小口太郎は、1917(大正6)年に三高寮歌「琵琶湖周航の歌」をつくった人である。その一番の歌詞が刻まれた記念碑が、大津市の琵琶湖畔、三保ケ崎の艇庫前に建てられている。一方、長野県岡谷市の諏訪湖の釜口には、同じ小口太郎の立像が立っている。小口は生まれと育ちが諏訪湖なのだ。琵琶湖と諏訪湖では規模こそ違っているが、小口太郎の生まれた諏訪湖畔の旧湊村と三保ケ崎の艇庫前は、形状と構造が似ている。背後の山も似ているし、そこが川につながる出口付近ということもそうである。

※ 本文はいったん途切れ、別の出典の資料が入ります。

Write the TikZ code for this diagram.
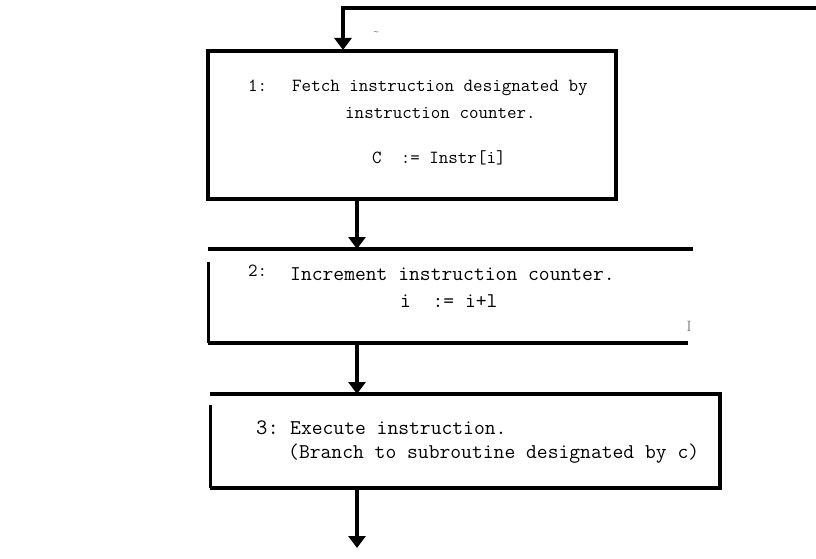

「われは湖のこ さすらいの 旅にしあれば しみじみと……」(「琵琶湖周航の歌」)。諏訪生まれの小口太郎が「われは湖の子」と書いたとき、思い描いていたのは琵琶湖のみならず、諏訪湖の姿だったのだろう。「さすらいの旅にしあれば」とは、諏訪から京都に出て修行をしていることになる。「志賀の都よいざさらば」と「はかない恋に泣くとかや」は、後に小口太郎が叶わぬ恋に打ちひしがれたこと、また物理学の研究に没頭するうちに心の病を患って26歳にして自ら死を選んだことを予言するかのようだ。

「琵琶湖周航の歌」は、加藤登紀子がうたって有名になった。小口太郎が作詞をしたのは、第三高等学校の生徒だった頃である。曲は、当時親しまれていた吉田千秋の「ひつじぐさ」を借りている。「琵琶湖周航の歌」は、逗子開成中学校生徒12名が明治43年にボートで事故死した事件をうたった「七里ヶ浜の哀歌」に似た曲調である。この歌は、賛美歌からとられており、「琵琶湖周航の歌」もやはり賛美歌をイメージさせる。親しみやすさは、ここからきている。